After that, I knew I would never last in the telemarketing world.

Oh jeez, Salem:frowning:

That one made me “rain” a little!

Guess me and you both would starve, huh?:slight_smile:

Quasi

Most telemarketers are merely text-readers, not con men. They say precisely what they’re paid to say.

I’d do it if I had no other options, but I’d have to be pretty desperate for such a low-paying, menial job to be my last option. But then, I’d rob banks if it were my last option and my kid’s welfare depended on it.

I would never accept a job in telemarketing. Ever.

Well, Knorf, it may not even be an issue. “Tele” marketing assumes you have a “tele” to market with, and if things ever get that bad, you may not have to worry about it.

Just as an aside, I am not being the “conscience” of SDMB, but I’ve been around since 2000, and still remember all the “digs” in the Pit and “what to say” to telemarketers to piss them off or make them go away (and yes, I was in there too!).

I just want us all to realize that not one of us needs to think, 'Well, that will NEVER happen to ME!"

Don’t EVER say NEVER.

I’m your “prime example”:

I love you guys.

Thanks for helping me hang in there!

Quasi

I don;t see where that doesn’t make them con-men that specialize in preying on the old and lonely.
No normal, intelligent adult does anything but hang up on telemarketers. It;s the old folks who are lonely and who think it’s rude to hang up on people that they target.
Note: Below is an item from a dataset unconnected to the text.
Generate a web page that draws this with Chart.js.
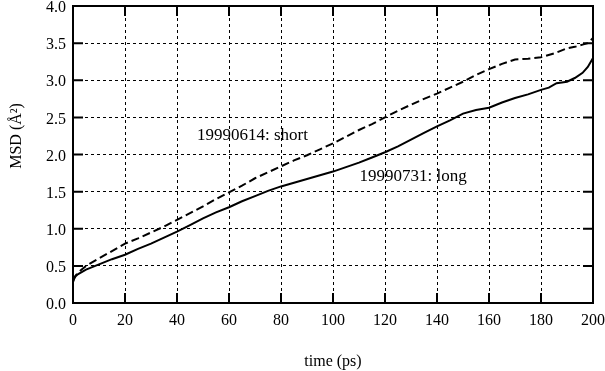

I would agree, but most telemarkering places usually don’t make up the call lists. They are usually made up by the client, and usually have a common demographic (such as: hasn’t donated in 12 to 24 months, past members, regularly contrubute over $5,000 a year, retired people, etc).

So it’s not the telemarketing company that is ignoring the person’s choice to be on the DNC, it’s the client.